The two women were friends for 40 years.

Mr. Currie loves the Heidi Abromowitz (Joan Rivers’s alter-ego and subject of her mock memoir) notes and he mentioned a note Joan wrote to her father accompanying a biography—of Nazi Adolf Eichmann, which she found “fascinating.”

“Joan liked to give books and biographies in particular—she gave me a biography of Charles Manson,” he said. He cherishes it.

Mr. Currie may have been cut out for the job of assembling this collection because he, too, is a pack rat.

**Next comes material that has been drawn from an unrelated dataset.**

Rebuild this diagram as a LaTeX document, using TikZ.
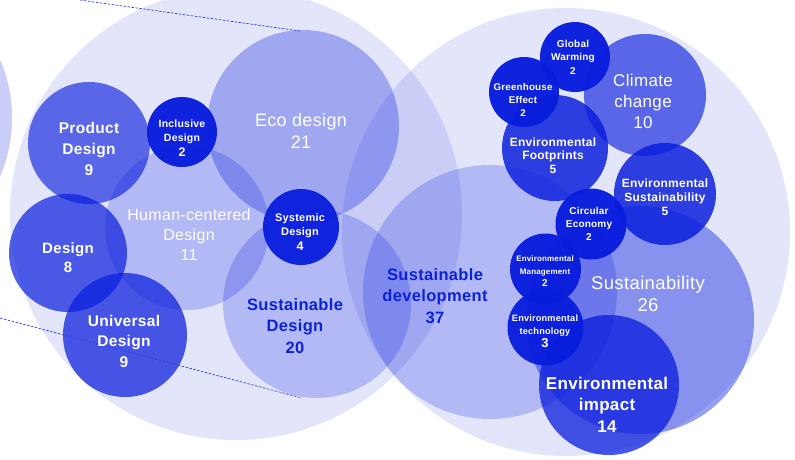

“Whenever we traveled, we always found where that one antique store or silver store was—whatever the town had that was special, we knew about it and went there and collected. We were always bringing something back,” he said. “And when you couldn’t find anything to buy, you took it from the hotel.”

He, too, has saved every backstage access pass, every invitation, every letter ever written to him and lots of his own notes on scrap paper.

“I think it’s all about history and memories,” he said. “When the memories fade you always have these things, and they remind you and bring those times back.”

How wonderful when you can share them.